His argument that the conventional reading of the scene is merely the “refined, edifying” version, as opposed to the “allusive, ironic, parodistic” reading he takes as primary (154) opens up what is arguably an intriguing possible interpretation, as well as a line of inquiry that would be worth pursuing further. He has not, however, managed to demonstrate, here or elsewhere, the necessity or even the likelihood of his readings. His eventual claim will be that the preponderance of episodes such as the wounding of Ares shows that the parodistic elements of epic outweigh the serious. Each of the episodes he discusses is, however, at best only potentially ironic or parodistic, and only provided one accepts the rather tenuous interpretations he gives for individual lines and the audience reactions he assumes.

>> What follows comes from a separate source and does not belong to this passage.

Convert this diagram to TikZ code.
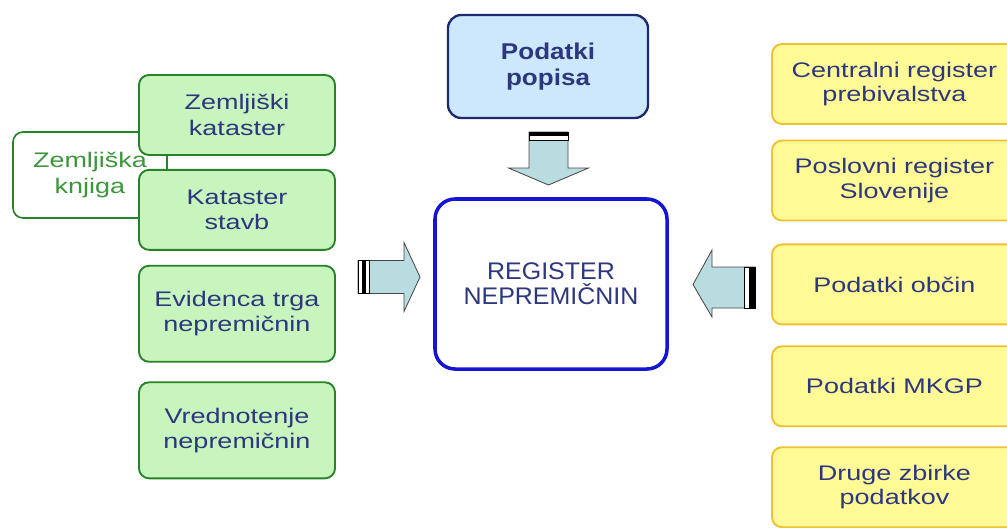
\documentclass[tikz,border=0pt]{standalone}
\usepackage{fontspec}
\setmainfont{Liberation Sans}
\newfontfamily\boxfont{Liberation Sans}[FakeStretch=1.28]
\newfontfamily\regfont{Liberation Sans}[FakeStretch=1.04]
\newfontfamily\popisfont{Liberation Sans}[FakeStretch=1.14]
\usetikzlibrary{positioning}

\definecolor{txtnavy}{RGB}{45,55,125}
\definecolor{knjgreen}{RGB}{60,150,60}
\definecolor{grfill}{RGB}{200,245,190}
\definecolor{grline}{RGB}{40,130,40}
\definecolor{yefill}{RGB}{255,250,150}
\definecolor{yeline}{RGB}{238,192,50}
\definecolor{blfill}{RGB}{205,232,252}
\definecolor{blline}{RGB}{30,40,110}
\definecolor{regline}{RGB}{20,20,210}
\definecolor{arfill}{RGB}{185,220,225}
\definecolor{arline}{RGB}{70,70,70}

\begin{document}
\begin{tikzpicture}[
  x=0.03cm, y=-0.03cm,
  greenbox/.style={draw=grline, fill=grfill, line width=1.6pt, rounded corners=3mm,
                   minimum width=5.88cm, minimum height=2.4cm, inner sep=0pt, align=center,
                   text=txtnavy, font=\boxfont\fontsize{18}{21.5}\selectfont},
  knjbox/.style={draw=grline, fill=white, line width=1.4pt, rounded corners=3mm,
                 minimum width=4.62cm, minimum height=2.58cm, inner sep=0pt, align=center,
                 text=knjgreen, font=\boxfont\fontsize{18}{22}\selectfont},
  yellowbox/.style={draw=yeline, fill=yefill, line width=1.6pt, rounded corners=3mm,
                    minimum width=7.35cm, minimum height=2.4cm, inner sep=0pt, align=center,
                    text=txtnavy, font=\boxfont\fontsize{18}{21}\selectfont},
  popisbox/.style={draw=blline, fill=blfill, line width=2pt, rounded corners=4mm,
                   minimum width=6cm, minimum height=3.09cm, inner sep=0pt, align=center,
                   text=txtnavy, font=\popisfont\bfseries\fontsize{19.5}{22}\selectfont},
  regbox/.style={draw=regline, fill=white, line width=3pt, rounded corners=6mm,
                 minimum width=6.96cm, minimum height=5.1cm, inner sep=0pt, align=center,
                 text=txtnavy, font=\regfont\fontsize{20.5}{21.5}\selectfont},
  blockarr/.style={draw=arline, fill=arfill, line width=0.7pt, line join=miter},
  tailbar/.style={draw=black, fill=white, line width=0.7pt},
]
\useasboundingbox (0,0) rectangle (1007,527);

% === Left group ===
\node[knjbox] (knjiga) at (90,175) {Zemljiška\\knjiga};
\node[greenbox] (kataster) at (237,115) {Zemljiški\\kataster};
\node[greenbox, below=0.39cm of kataster] (stavbe) {Kataster\\stavb};
\node[greenbox, minimum height=2.88cm, below=0.42cm of stavbe] (trg) {Evidenca trga\\nepremičnin};
\node[greenbox, minimum height=2.88cm, below=0.56cm of trg] (vrednost) {Vrednotenje\\nepremičnin};

% === Centre ===
\node[popisbox] (popis) at (548,66.5) {Podatki\\popisa};
\node[regbox] (register) at (551,284) {REGISTER\\NEPREMIČNIN};

% === Right group ===
\node[yellowbox] (crp) at (894.5,84) {Centralni register\\prebivalstva};
\node[yellowbox, below=0.44cm of crp] (prs) {Poslovni register\\Slovenije};
\node[yellowbox, below=0.66cm of prs] (obcine) {Podatki občin};
\node[yellowbox, below=0.6cm of obcine] (mkgp) {Podatki MKGP};
\node[yellowbox, below=0.57cm of mkgp] (druge) {Druge zbirke\\podatkov};

% === Block arrows ===
\coordinate (inW) at (358,277);
\coordinate (inN) at (548.5,132);
\coordinate (inE) at (755,287.5);

\draw[blockarr, shift={(inW)}] (0,-16.5) -- (46,-16.5) -- (46,-34.5) -- (62,0)
  -- (46,34.5) -- (46,16.5) -- (0,16.5) -- cycle;
\draw[tailbar, shift={(inW)}] (0,-16.5) rectangle (11,16.5);
\fill[black, shift={(inW)}] (4,-16.5) rectangle (8,16.5);

\draw[blockarr, shift={(inN)}] (-19.5,0) -- (19.5,0) -- (19.5,36) -- (40,36)
  -- (0,53) -- (-40,36) -- (-19.5,36) -- cycle;
\draw[tailbar, shift={(inN)}] (-19.5,0) rectangle (19.5,8);
\fill[black, shift={(inN)}] (-19.5,0) rectangle (19.5,4);

\draw[blockarr, shift={(inE)}] (0,-20.5) -- (-43,-20.5) -- (-43,-37.5) -- (-62,-3)
  -- (-43,29.5) -- (-43,20.5) -- (0,20.5) -- cycle;
\draw[tailbar, shift={(inE)}] (-11,-20.5) rectangle (0,20.5);
\fill[black, shift={(inE)}] (-6,-20.5) rectangle (0,20.5);

\end{tikzpicture}
\end{document}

This book may have some appeal if it is read as a series of engaging speculative readings of individual scenes, and as a means of inspiring further thought on possible ironic readings of Homeric epic. M.’s goal, to us that the Iliad and the Odyssey are fundamentally subversive and only incidentally serious or tragic, may be too ambitious for such a slender book. In any event, the book cannot be judged a success by these self-imposed standards both because the evidence supporting its readings is generally inadequate and because the readings themselves never seem essential to an understanding of the epics.